Jul 01 2010

Eclipse 3.6 Helios: WTP + Ivy and Deployment Assembly… Working reliably at last?

Category: Eclipse,Software DevelopmentPhil @ 12:01 am
I have a love/hate relationship with the IvyDE plug-in when it comes to WTP project types. I have literally wasted hours of time trying to get IvyDE to publish into my web application. It is very strange, no pattern at all; it works fine for days at a time and then decides to stop working… I don’t believe that the team has actually developed a “reproducible pattern” of forcing WTP to publish the Ivy dependencies; it is a continual “trial and error” of the following steps, clean the project, Ivy resolve, clean Tomcat, un-deploy the application, redeploy the application; one of these will eventually cause WTP to push the dependencies over. Can you say, frustrating?

Some developers just give up and use Ivy retrieve to dump the dependencies into the WEB-INF/lib directory; this will work, but is not a very elegant solution. To make this work, you are required to refresh the workspace after the Ivy resolve/retrieve completes, which pushes the dependencies into the web application; nasty.

This problem may have been answered in Eclipse 3.6 (Helios). I tested some of the 3.6 milestone releases, but was fooled into thinking that the IvyDE and WTP integration was broken; the J2EE module dependency option was no longer visible on the project properties. I was too busy to investigate (or look at other menu options!), I just assumed that it was just broken. To make a long story short, there is a new menu option called Deployment Assembly. The new option is a much simpler concept to comprehend; it is more flexible and actually seems to work consistently with Ivy.
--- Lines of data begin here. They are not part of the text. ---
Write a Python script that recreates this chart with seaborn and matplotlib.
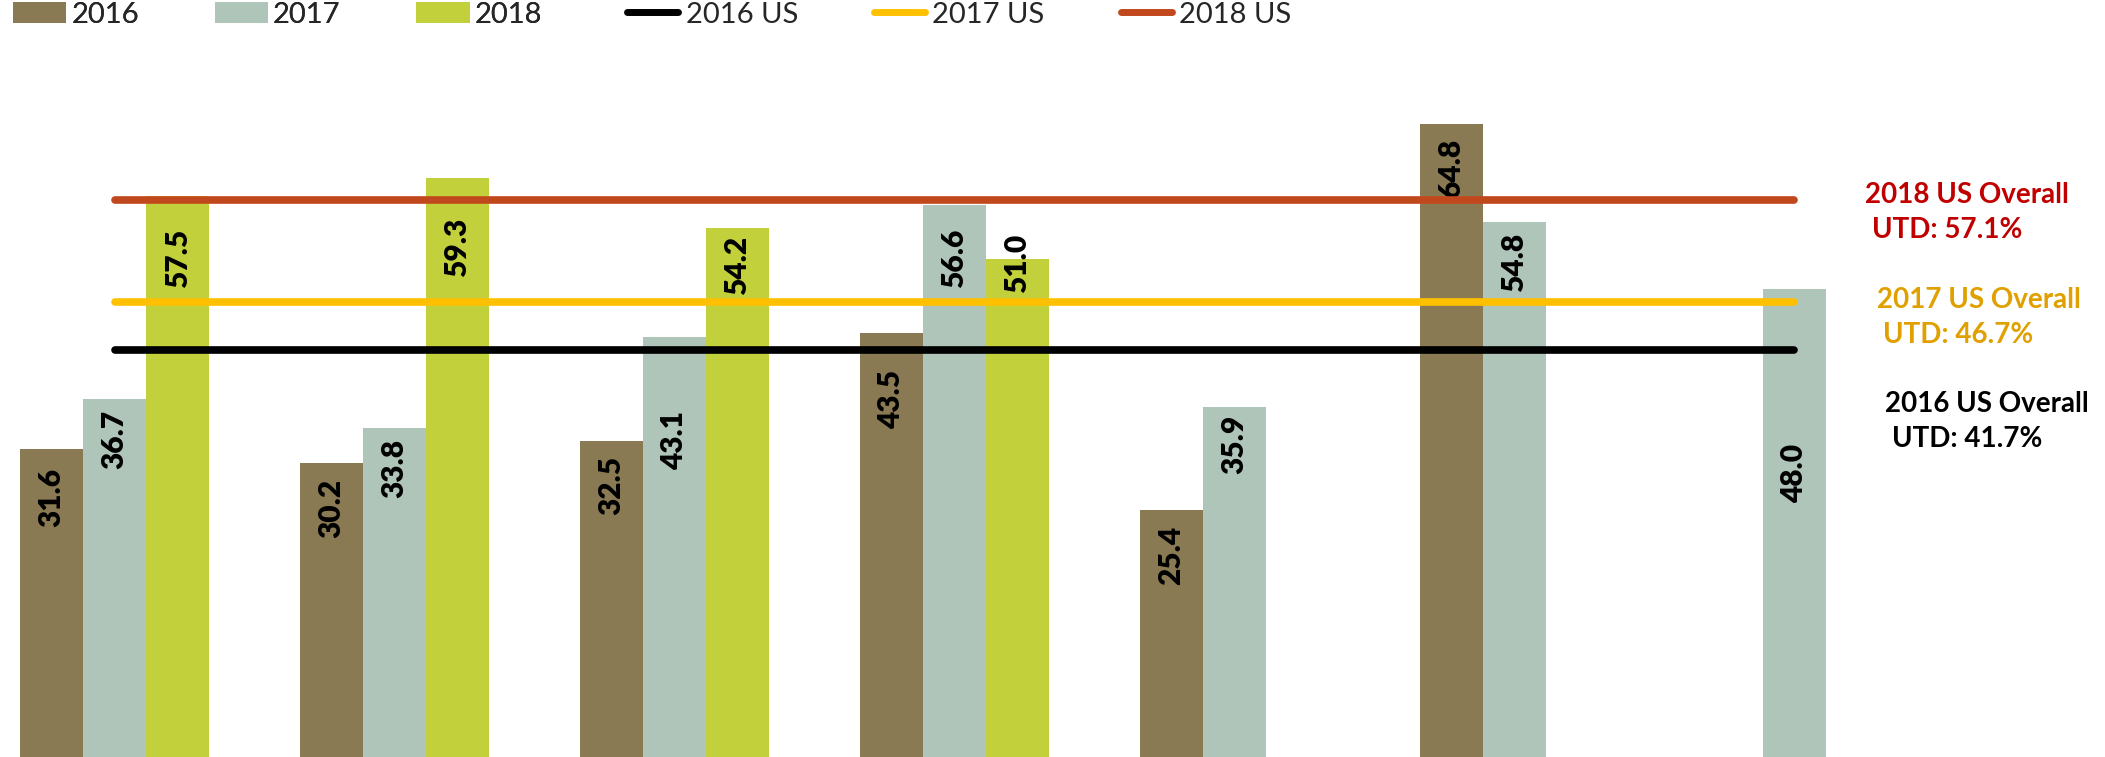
import numpy as np
import pandas as pd
import seaborn as sns
import matplotlib
from matplotlib import pyplot as plt
from matplotlib.patches import Patch
from matplotlib.lines import Line2D
matplotlib.use('Agg')

sns.set_style("white")
plt.rcParams['font.family'] = ['Lato', 'DejaVu Sans']

# data
categories = ["Group 1", "Group 2", "Group 3", "Group 4", "Group 5", "Group 6", "Group 7"]
years = ["2016", "2017", "2018"]
vals_2016 = [31.6, 30.2, 32.5, 43.5, 25.4, 64.8, np.nan]
vals_2017 = [36.7, 33.8, 43.1, 56.6, 35.9, 54.8, 48.0]
vals_2018 = [57.5, 59.3, 54.2, 51.0, np.nan, np.nan, np.nan]
us_overall = [41.7, 46.7, 57.1]

bar_colors = ["#8A7A54", "#B0C5BA", "#C2D03B"]
line_colors = ["#000000", "#FFC000", "#C0481C"]
note_colors = ["#000000", "#E0A000", "#C00000"]

# label offset below bar top (pixels), per year, for the non-missing bars
label_offsets = {
    "2016": [48, 45, 45, 67, 45, 44],
    "2017": [40, 41, 104, 54, 37, 40, 185],
    "2018": [63, 69, 37, 4],
}

df = pd.DataFrame({
    "category": categories * 3,
    "year": [y for y in years for _ in categories],
    "value": vals_2016 + vals_2017 + vals_2018,
})

fig = plt.figure(figsize=(21.05, 7.57), dpi=100)
ax = fig.add_axes([0, 0, 1, 1])

sns.barplot(data=df, x="category", y="value", hue="year", order=categories,
            hue_order=years, palette=bar_colors, width=0.675, saturation=1,
            errorbar=None, dodge=True, legend=False, ax=ax, linewidth=0)

for y, cont in zip(years, ax.containers):
    bars = [b for b in cont if np.isfinite(b.get_height())]
    for b, off in zip(bars, label_offsets[y]):
        h = b.get_height()
        ax.annotate(f"{h:.1f}", (b.get_x() + b.get_width() / 2, h),
                    xytext=(0, -off * 0.72), textcoords="offset points",
                    rotation=90, ha="center", va="center",
                    fontsize=21.5, fontweight="heavy", color="black")

ax.hlines(us_overall, 0, len(categories) - 1, colors=line_colors,
          linewidth=5.5, capstyle="round", zorder=3)

ax.set_xlim(-0.409, 7.109)
ax.set_ylim(0.18, 77.5)
ax.axis("off")

# right-hand notes
note_pos = [(1885, 412, 1892, 447), (1877, 308, 1883, 343), (1865, 203, 1872, 238)]
W, H = 2105, 757
for y, v, c, (x1, y1, x2, y2) in zip(years, us_overall, note_colors, note_pos):
    fig.text(x1 / W, 1 - y1 / H, f"{y} US Overall", color=c, fontsize=20,
             fontweight="bold", va="baseline", ha="left")
    fig.text(x2 / W, 1 - y2 / H, f"UTD: {v}%", color=c, fontsize=20,
             fontweight="bold", va="baseline", ha="left")

# legends: bars and reference lines
bar_handles = [Patch(facecolor=c, edgecolor="none") for c in bar_colors]
leg1 = fig.legend(bar_handles, years, loc="upper left",
                  bbox_to_anchor=(13 / W, 0.998), ncol=3, frameon=False,
                  fontsize=21, handlelength=1.83, handleheight=0.7,
                  handletextpad=0.17, columnspacing=2.6,
                  borderpad=0, borderaxespad=0)
line_handles = [Line2D([0], [1], color=c, lw=5, solid_capstyle="round") for c in line_colors]
fig.legend(line_handles, [f"{y} US" for y in years], loc="upper left",
           bbox_to_anchor=(627 / W, 0.998), ncol=3, frameon=False,
           fontsize=21, handlelength=1.75, handletextpad=0.26,
           columnspacing=2.6, borderpad=0, borderaxespad=0)
fig.add_artist(leg1)

fig.savefig("out.png", dpi=100)
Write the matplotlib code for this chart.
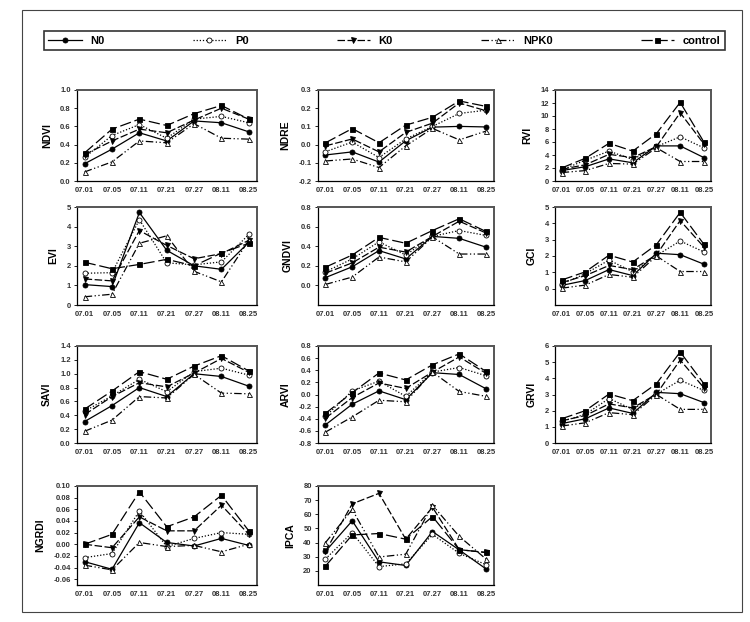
import matplotlib
matplotlib.use("Agg")
import matplotlib.pyplot as plt
from matplotlib.lines import Line2D
from matplotlib.patches import Rectangle
from matplotlib.ticker import FormatStrFormatter

plt.rcParams['font.family'] = ['Liberation Sans', 'DejaVu Sans']
plt.rcParams['axes.unicode_minus'] = False

dates = ["07.01", "07.05", "07.11", "07.21", "07.27", "08.11", "08.25"]
treatments = ["N0", "P0", "K0", "NPK0", "control"]

# values, one dict per index
ndvi = {"N0": [0.19, 0.35, 0.53, 0.44, 0.66, 0.64, 0.54],
        "P0": [0.26, 0.50, 0.62, 0.47, 0.68, 0.71, 0.64],
        "K0": [0.29, 0.44, 0.57, 0.53, 0.67, 0.80, 0.68],
        "NPK0": [0.10, 0.21, 0.44, 0.42, 0.63, 0.47, 0.46],
        "control": [0.31, 0.57, 0.68, 0.61, 0.74, 0.83, 0.68]}
ndre = {"N0": [-0.057, -0.040, -0.096, 0.021, 0.096, 0.100, 0.097],
        "P0": [-0.039, 0.014, -0.071, 0.031, 0.100, 0.171, 0.189],
        "K0": [-0.007, 0.031, -0.040, 0.067, 0.118, 0.229, 0.186],
        "NPK0": [-0.090, -0.079, -0.126, -0.007, 0.089, 0.026, 0.074],
        "control": [0.010, 0.088, 0.010, 0.107, 0.150, 0.240, 0.210]}
rvi = {"N0": [1.6, 2.2, 3.4, 2.8, 5.4, 5.4, 3.6],
       "P0": [1.7, 3.2, 4.6, 3.3, 5.3, 6.8, 5.1],
       "K0": [1.8, 2.5, 4.1, 3.6, 5.3, 10.5, 5.7],
       "NPK0": [1.3, 1.6, 2.7, 2.6, 5.1, 3.0, 3.0],
       "control": [2.0, 3.5, 5.8, 4.6, 7.3, 12.1, 6.0]}
evi = {"N0": [1.04, 0.94, 4.72, 2.79, 2.00, 1.82, 3.20],
       "P0": [1.62, 1.65, 4.35, 2.15, 2.05, 2.20, 3.60],
       "K0": [1.33, 1.23, 3.80, 3.04, 2.36, 2.62, 3.30],
       "NPK0": [0.42, 0.55, 3.15, 3.53, 1.72, 1.18, 3.30],
       "control": [2.18, 1.85, 2.07, 2.33, 2.00, 2.65, 3.15]}
gndvi = {"N0": [0.08, 0.19, 0.355, 0.27, 0.50, 0.48, 0.39],
         "P0": [0.14, 0.27, 0.445, 0.31, 0.50, 0.56, 0.51],
         "K0": [0.125, 0.23, 0.39, 0.34, 0.50, 0.655, 0.535],
         "NPK0": [0.01, 0.085, 0.29, 0.24, 0.495, 0.32, 0.32],
         "control": [0.186, 0.31, 0.49, 0.43, 0.56, 0.68, 0.55]}
gci = {"N0": [0.20, 0.50, 1.17, 0.80, 2.17, 2.08, 1.50],
       "P0": [0.28, 0.92, 1.75, 1.03, 2.03, 2.92, 2.25],
       "K0": [0.37, 0.80, 1.42, 1.17, 2.08, 4.17, 2.55],
       "NPK0": [0.03, 0.22, 0.87, 0.70, 2.00, 1.05, 1.05],
       "control": [0.53, 1.03, 2.05, 1.63, 2.70, 4.67, 2.72]}
savi = {"N0": [0.31, 0.54, 0.80, 0.67, 1.00, 0.96, 0.82],
        "P0": [0.46, 0.68, 0.92, 0.74, 1.03, 1.08, 0.98],
        "K0": [0.41, 0.67, 0.87, 0.81, 1.01, 1.22, 1.02],
        "NPK0": [0.17, 0.33, 0.67, 0.65, 0.99, 0.72, 0.71],
        "control": [0.49, 0.75, 1.03, 0.92, 1.11, 1.26, 1.04]}
arvi = {"N0": [-0.50, -0.16, 0.06, -0.085, 0.36, 0.33, 0.095],
        "P0": [-0.36, 0.06, 0.22, -0.03, 0.37, 0.445, 0.31],
        "K0": [-0.39, -0.05, 0.19, 0.10, 0.37, 0.62, 0.35],
        "NPK0": [-0.62, -0.37, -0.095, -0.12, 0.37, 0.05, -0.03],
        "control": [-0.31, 0.03, 0.355, 0.24, 0.49, 0.67, 0.38]}
grvi = {"N0": [1.20, 1.50, 2.17, 1.83, 3.13, 3.05, 2.50],
        "P0": [1.33, 1.78, 2.75, 2.08, 3.03, 3.88, 3.25],
        "K0": [1.37, 1.70, 2.42, 2.17, 3.03, 5.13, 3.42],
        "NPK0": [1.05, 1.25, 1.88, 1.75, 3.00, 2.08, 2.08],
        "control": [1.50, 2.00, 3.03, 2.62, 3.67, 5.63, 3.67]}
ngrdi = {"N0": [-0.030, -0.043, 0.037, 0.003, -0.003, 0.010, -0.002],
         "P0": [-0.023, -0.016, 0.057, -0.004, 0.010, 0.020, 0.017],
         "K0": [0.000, -0.006, 0.047, 0.023, 0.023, 0.067, 0.017],
         "NPK0": [-0.036, -0.044, 0.003, -0.004, -0.002, -0.013, 0.000],
         "control": [0.000, 0.017, 0.090, 0.030, 0.047, 0.084, 0.023]}
ipca = {"N0": [33.8, 55.4, 26.4, 23.8, 47.8, 34.8, 21.4],
        "P0": [28.4, 47.0, 23.0, 25.0, 45.8, 32.4, 24.4],
        "K0": [33.8, 67.4, 74.8, 42.4, 65.0, 35.0, 33.0],
        "NPK0": [40.0, 63.4, 29.8, 31.8, 66.4, 44.4, 28.4],
        "control": [23.4, 45.4, 46.4, 42.4, 58.4, 35.0, 33.0]}

styles = {
    "N0": dict(linestyle="-", marker="o", markerfacecolor="black"),
    "P0": dict(linestyle=(0, (1, 1.5)), marker="o", markerfacecolor="white"),
    "K0": dict(linestyle=(0, (6, 2)), marker="v", markerfacecolor="black"),
    "NPK0": dict(linestyle=(0, (6, 2, 1, 2, 1, 2)), marker="^", markerfacecolor="white"),
    "control": dict(linestyle=(0, (9, 3)), marker="s", markerfacecolor="black"),
}

# (row, col, label, data, ylim, yticks, format)
panels = [
    (0, 0, "NDVI", ndvi, (0, 1.0), [0, 0.2, 0.4, 0.6, 0.8, 1.0], "%.1f"),
    (0, 1, "NDRE", ndre, (-0.2, 0.3), [-0.2, -0.1, 0, 0.1, 0.2, 0.3], "%.1f"),
    (0, 2, "RVI", rvi, (0, 14), [0, 2, 4, 6, 8, 10, 12, 14], "%d"),
    (1, 0, "EVI", evi, (0, 5), [0, 1, 2, 3, 4, 5], "%d"),
    (1, 1, "GNDVI", gndvi, (-0.2, 0.8), [0, 0.2, 0.4, 0.6, 0.8], "%.1f"),
    (1, 2, "GCI", gci, (-1, 5), [0, 1, 2, 3, 4, 5], "%d"),
    (2, 0, "SAVI", savi, (0, 1.4), [0, 0.2, 0.4, 0.6, 0.8, 1.0, 1.2, 1.4], "%.1f"),
    (2, 1, "ARVI", arvi, (-0.8, 0.8), [-0.8, -0.6, -0.4, -0.2, 0, 0.2, 0.4, 0.6, 0.8], "%.1f"),
    (2, 2, "GRVI", grvi, (0, 6), [0, 1, 2, 3, 4, 5, 6], "%d"),
    (3, 0, "NGRDI", ngrdi, (-0.07, 0.10), [-0.06, -0.04, -0.02, 0, 0.02, 0.04, 0.06, 0.08, 0.10], "%.2f"),
    (3, 1, "IPCA", ipca, (10, 80), [20, 30, 40, 50, 60, 70, 80], "%d"),
]

W, H = 750, 622
cols = [(77, 257), (318, 494), (555, 711)]
rows = [(90, 181), (207, 305), (346, 443), (486, 585)]

fig = plt.figure(figsize=(W / 100, H / 100), dpi=100)
x = list(range(len(dates)))

for r, c, name, data, ylim, yticks, fmt in panels:
    x0, x1 = cols[c]
    y0, y1 = rows[r]
    ax = fig.add_axes([x0 / W, 1 - y1 / H, (x1 - x0) / W, (y1 - y0) / H])
    for t in treatments:
        ax.plot(x, data[t], color="black", linewidth=0.9, markersize=3.6,
                markeredgewidth=0.6, markeredgecolor="black", **styles[t])
    ax.set_xlim(-0.28, 6.3)
    ax.set_ylim(*ylim)
    ax.set_yticks(yticks)
    ax.yaxis.set_major_formatter(FormatStrFormatter(fmt))
    ax.set_xticks(x)
    ax.set_xticklabels(dates)
    ax.tick_params(axis="both", labelsize=5.5, length=2.5, width=0.6, pad=2)
    ax.tick_params(axis="x", length=0, pad=4)
    for lab in ax.get_xticklabels() + ax.get_yticklabels():
        lab.set_fontweight("bold")
        lab.set_color("#333333")
    ax.set_ylabel(name, fontsize=7.5, fontweight="bold", labelpad=6)
    for s in ["left", "bottom"]:
        ax.spines[s].set_linewidth(0.9)
    for s in ["top", "right"]:
        ax.spines[s].set_linewidth(1.4)
        ax.spines[s].set_color("#555555")

# legend box at the top
handles = [Line2D([], [], color="black", linewidth=0.9, markersize=3.6,
                  markeredgewidth=0.6, markeredgecolor="black", **styles[t])
           for t in treatments]
leg = fig.legend(handles, treatments, loc="lower left", ncol=5, mode="expand",
                 bbox_to_anchor=(44 / W, 1 - 50 / H, (725 - 44) / W, 26 / H),
                 frameon=True, fancybox=False, handlelength=3, borderaxespad=0,
                 prop={"size": 8, "weight": "bold"})
leg.get_frame().set_edgecolor("black")
leg.get_frame().set_linewidth(1.2)

# outer frame
fig.add_artist(Rectangle((22 / W, 1 - 612 / H), (742 - 22) / W, (612 - 10) / H,
                         transform=fig.transFigure, fill=False,
                         edgecolor="#444444", linewidth=0.8))

fig.savefig("out.png", dpi=100)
The most obvious change is the presentation; it gives a better picture of how the web application will be assembled. The old J2EE Module Dependency manager allowed you to choose components, but might have been more tailored for building an EAR file, rather than a WAR. Another issues is the inability to exclude any of the “source” folders. If you manage your unit test classes in a separate source folder, they would also be included in the application (WAR). Not necessarily a problem, but not very clean and could possibly hide unintended dependencies between the two source trees.

When using IvyDE, the first step is to add an Ivy classpath container. This will add Ivy dependencies to the classpath of your Eclipse project. If you have a WTP project, you will also need these dependencies copied to the WEB-INF/lib directory. This is easily accomplished by clicking the Add button under Deployment Assembly (under project properties). You can add other projects and external jars as well. Here is where it gets interesting, there appears to be two different options. If you have already added the Ivy classpath container to your build path, click the “Referenced Classpath Entries” option and select the ivy.xml file from your project. There might be a little display problem, as the “Deploy Path” for the classpath container does not appear correct, but it does put the libraries in the correct directory location.

The second option is to remove the Ivy classpath container from the build path, and re-add it under the new Deployment Assembly properties. This option displays properly and copies the dependencies to the WEB-INF/lib directory. I actually prefer this option, but there is a significant problem; there is no way to re-resolve the dependencies; it appears you need to delete the container and re-add it, if you change your ivy.xml file. Rather annoying!

I started writing this blog a couple of weeks ago and was under the impression that the new version was working perfectly. However, I’m currently back to where I started, with inconsistent, unexplainable behavior. Time to submit a question to the Ivy support list. Hopefully, I will have something to report back soon.